DeMarcus Cousins and the Houston Rockets have agreed to a one-year deal, per ESPN’s Tim McMahon. Cousins, once an All-NBA player, has not played competitive basketball since April 2019 due to injury.
Boogie Cousins early career looked destined for the Hall of Fame; by his sophomore year he was ranking among the top-five in rebounds.
However, that Springfield-bound career came to an abrupt halt in 2018 when Cousins tore his left Achilles tendon. Cousins, who was averaging 25.2 points and a career-best 12.9 rebounds per game, would not play the rest of the season.
That following offseason doubts in Cousins’ recovery led to a very quiet race for the then-free agent. He ultimately signed with the Golden State Warriors.

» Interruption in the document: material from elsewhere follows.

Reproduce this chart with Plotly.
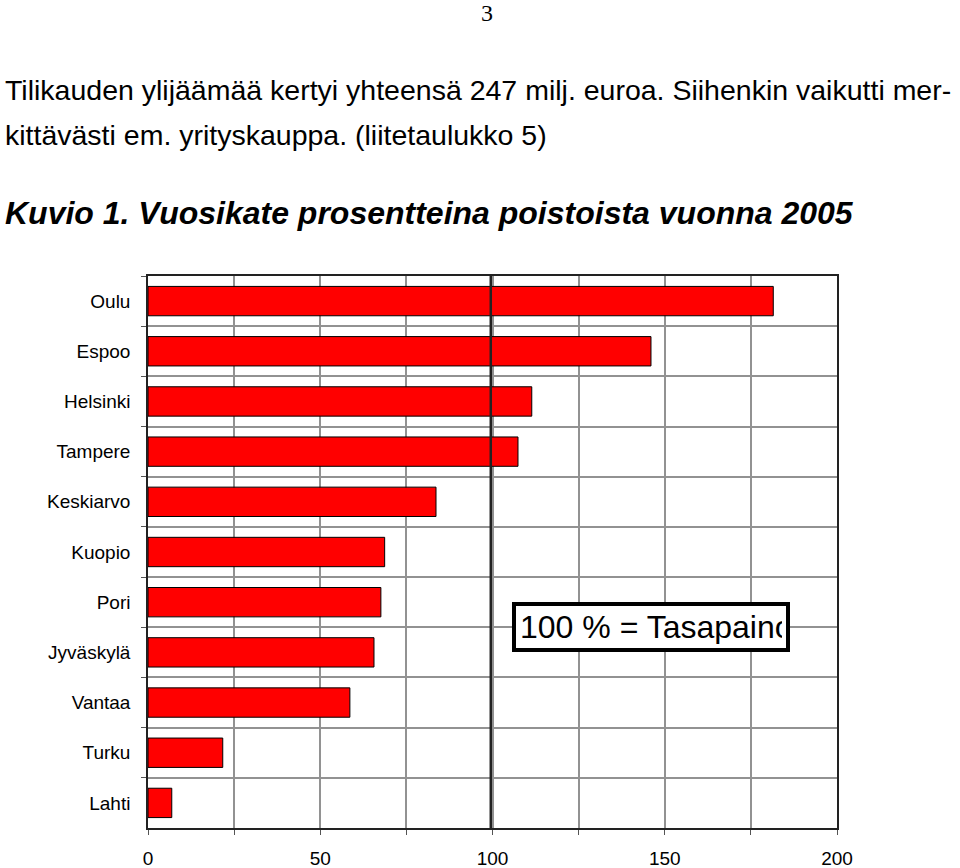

The Warriors were in pursuit of their third consecutive ring and a fifth All-Star for their starting lineup. By the time Cousins was ready to take the court again, Golden State was 36-6 and the by-far favorites for the title. Boogie played out the remained of the regular season before tearing his left quad in the playoffs. He returned for the Finals, however scored just 50 points over six games.
After losing to the Raptors in the Finals, Cousins was once again a free agent in the Summer of ’19. Again greeted with few offers, Boogie signed with his second superteam in three years. The Los Angeles Lakers, who had recently acquired Anthony Davis as a compliment to LeBron James, brought offered Cousins just $3.5 million.
In the early preseason, however, any hope Cousins had of remaking a name for himself in the league were squashed. Boogie tore his left ACL; his second season-ending injury in three years.
Cousins remained on the Lakers until February, when he was waived.
If Cousins can rejuvenate his career, the Rockets will have a strong replacement for previously traded Clint Capela. More likely than not, however, Cousins will be a strong rotational player for a rebuilding Houston team… if he stays.
While the trade market for an always-injured center may be fairly silent, Cousins does hold high upside value to already contending teams. If, as anticipated, the Rockets deal Russell Westbrook and/or James Harden, Boogie could be used to leverage more picks/young players out of contenders.